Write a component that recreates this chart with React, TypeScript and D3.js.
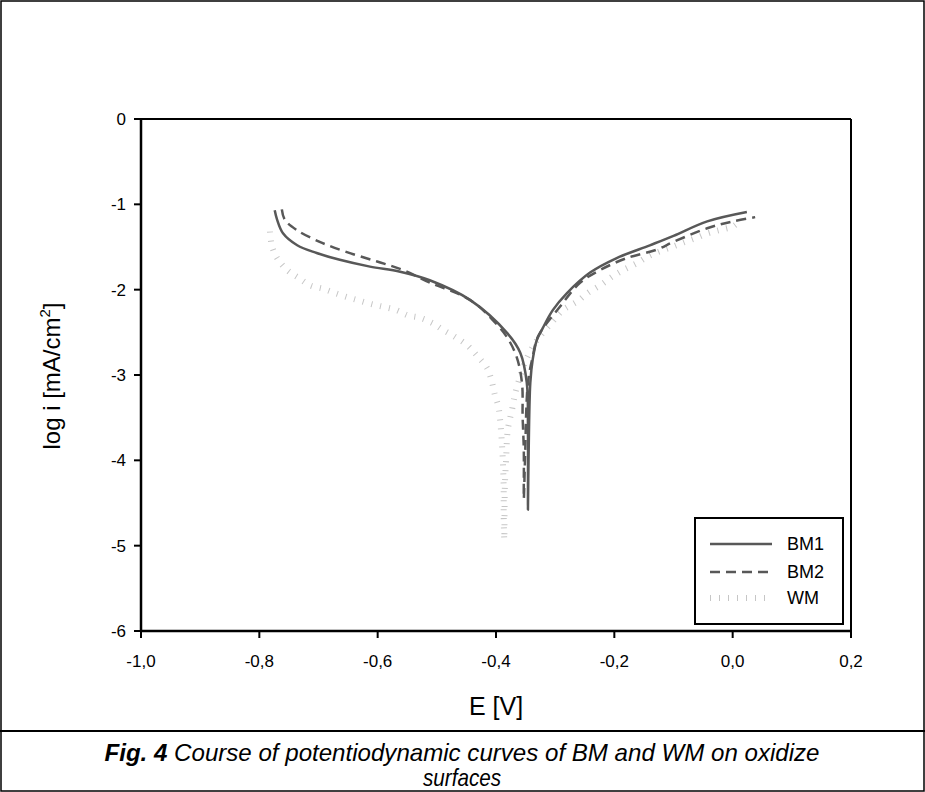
import * as d3 from 'd3';

// axis ticks
const xTicks = [-1.0, -0.8, -0.6, -0.4, -0.2, 0.0, 0.2];
const xTickLabels = ['-1,0', '-0,8', '-0,6', '-0,4', '-0,2', '0,0', '0,2'];
const yTicks = [0, -1, -2, -3, -4, -5, -6];

// BM1 (solid) — cathodic branch down to Ecorr, then anodic branch
const bm1E = [-0.774, -0.77, -0.76, -0.736, -0.703, -0.664, -0.613, -0.562, -0.512, -0.444, -0.381, -0.359, -0.348, -0.346, -0.346,
  -0.345, -0.342, -0.338, -0.331, -0.321, -0.304, -0.28, -0.241, -0.196, -0.14, -0.1, -0.043, 0.024];
const bm1LogI = [-1.07, -1.18, -1.34, -1.48, -1.57, -1.65, -1.73, -1.79, -1.89, -2.12, -2.51, -2.74, -3.09, -3.68, -4.58,
  -4.0, -3.09, -2.82, -2.59, -2.45, -2.24, -2.04, -1.8, -1.63, -1.48, -1.37, -1.2, -1.09];

// BM2 (dashed)
const bm2E = [-0.762, -0.757, -0.737, -0.698, -0.652, -0.601, -0.557, -0.511, -0.46, -0.432, -0.405, -0.382, -0.365, -0.356, -0.355, -0.353, -0.353,
  -0.351, -0.346, -0.338, -0.329, -0.292, -0.258, -0.224, -0.179, -0.128, -0.1, -0.043, 0.0, 0.038];
const bm2LogI = [-1.06, -1.18, -1.3, -1.44, -1.56, -1.67, -1.77, -1.92, -2.06, -2.18, -2.36, -2.55, -2.79, -3.1, -3.49, -3.88, -4.45,
  -4.0, -3.09, -2.79, -2.55, -2.2, -1.92, -1.77, -1.63, -1.53, -1.44, -1.28, -1.2, -1.15];

// WM (light marker line)
const wmE = [-0.782, -0.779, -0.77, -0.753, -0.734, -0.714, -0.692, -0.672, -0.65, -0.63, -0.61, -0.591, -0.568, -0.549, -0.528,
  -0.508, -0.49, -0.47, -0.449, -0.43, -0.415, -0.407, -0.402, -0.396, -0.393, -0.39, -0.388, -0.387, -0.387, -0.386,
  -0.385, -0.383, -0.38, -0.373, -0.368, -0.361, -0.351, -0.338, -0.326, -0.305, -0.287, -0.263, -0.245, -0.224, -0.204,
  -0.185, -0.162, -0.143, -0.123, -0.103, -0.084, -0.064, -0.042, -0.021, 0.0, 0.008];
const wmLogI = [-1.32, -1.48, -1.63, -1.77, -1.86, -1.95, -1.99, -2.04, -2.09, -2.13, -2.17, -2.2, -2.24, -2.3, -2.33,
  -2.39, -2.47, -2.55, -2.65, -2.79, -2.92, -3.08, -3.23, -3.37, -3.53, -3.8, -4.08, -4.35, -4.62, -4.93,
  -4.3, -4.0, -3.64, -3.41, -3.23, -3.06, -2.85, -2.67, -2.55, -2.38, -2.24, -2.14, -2.04, -1.95, -1.85,
  -1.77, -1.69, -1.61, -1.55, -1.5, -1.45, -1.4, -1.34, -1.3, -1.26, -1.22];

const seriesNames = ['BM1', 'BM2', 'WM'];

const W = 925, H = 792;
const plot = { left: 141, right: 851, top: 119, bottom: 631 };
const FONT = 'Arial, "Liberation Sans", sans-serif';
const NARROW = '"Liberation Sans Narrow", "Arial Narrow", Arial, "Liberation Sans", sans-serif';

const styles = [
  { stroke: '#585858', width: 2.5, dash: undefined as string | undefined },
  { stroke: '#585858', width: 2.5, dash: '10 6' },
  { stroke: '#c6c6c6', width: 6, dash: '1 8' },
];

export default function App() {
  const x = d3.scaleLinear().domain([-1.0, 0.2]).range([plot.left, plot.right]);
  const y = d3.scaleLinear().domain([-6, 0]).range([plot.bottom, plot.top]);

  const line = d3.line<[number, number]>()
    .x(d => x(d[0])).y(d => y(d[1]))
    .curve(d3.curveCatmullRom.alpha(0.5));

  const series = [
    d3.zip(bm1E, bm1LogI) as [number, number][],
    d3.zip(bm2E, bm2LogI) as [number, number][],
    d3.zip(wmE, wmLogI) as [number, number][],
  ];

  const legend = { x: 695, y: 518, w: 148, h: 106 };
  const legendRows = [544, 572, 598];

  return (
    <svg width={W} height={H} style={{ position: 'absolute', left: 0, top: 0, background: '#fff' }}>
      <rect x={1} y={1} width={W - 2} height={H - 2} fill="#fff" stroke="#000" strokeWidth={1.5} />
      <line x1={0} x2={W} y1={731} y2={731} stroke="#000" strokeWidth={2} />

      {/* curves, WM underneath */}
      {series.map((pts, i) => (
        <path key={seriesNames[i]} d={line(pts) || ''} fill="none"
          stroke={styles[i].stroke} strokeWidth={styles[i].width}
          strokeDasharray={styles[i].dash} strokeLinejoin="round" />
      )).reverse()}

      {/* frame */}
      <line x1={plot.left} x2={plot.right} y1={plot.top} y2={plot.top} stroke="#000" strokeWidth={2} />
      <line x1={plot.right} x2={plot.right} y1={plot.top} y2={plot.bottom} stroke="#000" strokeWidth={2} />
      <line x1={plot.left} x2={plot.left} y1={plot.top - 1} y2={plot.bottom + 1} stroke="#000" strokeWidth={2.5} />
      <line x1={plot.left - 1} x2={plot.right + 1} y1={plot.bottom} y2={plot.bottom} stroke="#000" strokeWidth={2.5} />

      {/* y axis */}
      {yTicks.map(t => (
        <g key={t}>
          <line x1={plot.left - 7} x2={plot.left} y1={y(t)} y2={y(t)} stroke="#000" strokeWidth={2} />
          <text x={plot.left - 15} y={y(t)} dy="0.35em" textAnchor="end" fontFamily={FONT} fontSize={17}>{t}</text>
        </g>
      ))}

      {/* x axis */}
      {xTicks.map((t, i) => (
        <g key={t}>
          <line x1={x(t)} x2={x(t)} y1={plot.bottom} y2={plot.bottom + 7} stroke="#000" strokeWidth={2} />
          <text x={x(t)} y={667} textAnchor="middle" fontFamily={FONT} fontSize={17}>{xTickLabels[i]}</text>
        </g>
      ))}

      {/* axis titles */}
      <text transform="translate(60,376) rotate(-90)" textAnchor="middle" fontFamily={FONT} fontSize={24}>
        log i [mA/cm<tspan fontSize={15} dy={-10}>2</tspan><tspan dy={10}>]</tspan>
      </text>
      <text x={(plot.left + plot.right) / 2} y={715} textAnchor="middle" fontFamily={FONT} fontSize={25}>E [V]</text>

      {/* legend */}
      <rect x={legend.x} y={legend.y} width={legend.w} height={legend.h} fill="#fff" stroke="#000" strokeWidth={2} />
      {seriesNames.map((name, i) => (
        <g key={name}>
          <line x1={710} x2={772} y1={legendRows[i]} y2={legendRows[i]}
            stroke={styles[i].stroke} strokeWidth={styles[i].width} strokeDasharray={styles[i].dash} />
          <text x={787} y={legendRows[i]} dy="0.35em" fontFamily={FONT} fontSize={18}>{name}</text>
        </g>
      ))}

      {/* caption */}
      <text x={462} y={761} textAnchor="middle" fontFamily={NARROW} fontSize={24} fontStyle="italic"
        textLength={715} lengthAdjust="spacingAndGlyphs">
        <tspan fontWeight="bold">Fig. 4</tspan> Course of potentiodynamic curves of BM and WM on oxidize
      </text>
      <text x={462} y={786} textAnchor="middle" fontFamily={NARROW} fontSize={24} fontStyle="italic"
        textLength={78} lengthAdjust="spacingAndGlyphs">surfaces</text>
    </svg>
  );
}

───

Starting at the first line of the material, output exactly the lines up to and including the one with "-1.37, -1.2, -1.09];". Do not include the pictures.

**EXERCISE SOLUTION**
Write a component that recreates this chart with React, TypeScript and D3.js.
import * as d3 from 'd3';

// axis ticks
const xTicks = [-1.0, -0.8, -0.6, -0.4, -0.2, 0.0, 0.2];
const xTickLabels = ['-1,0', '-0,8', '-0,6', '-0,4', '-0,2', '0,0', '0,2'];
const yTicks = [0, -1, -2, -3, -4, -5, -6];

// BM1 (solid) — cathodic branch down to Ecorr, then anodic branch
const bm1E = [-0.774, -0.77, -0.76, -0.736, -0.703, -0.664, -0.613, -0.562, -0.512, -0.444, -0.381, -0.359, -0.348, -0.346, -0.346,
  -0.345, -0.342, -0.338, -0.331, -0.321, -0.304, -0.28, -0.241, -0.196, -0.14, -0.1, -0.043, 0.024];
const bm1LogI = [-1.07, -1.18, -1.34, -1.48, -1.57, -1.65, -1.73, -1.79, -1.89, -2.12, -2.51, -2.74, -3.09, -3.68, -4.58,
  -4.0, -3.09, -2.82, -2.59, -2.45, -2.24, -2.04, -1.8, -1.63, -1.48, -1.37, -1.2, -1.09];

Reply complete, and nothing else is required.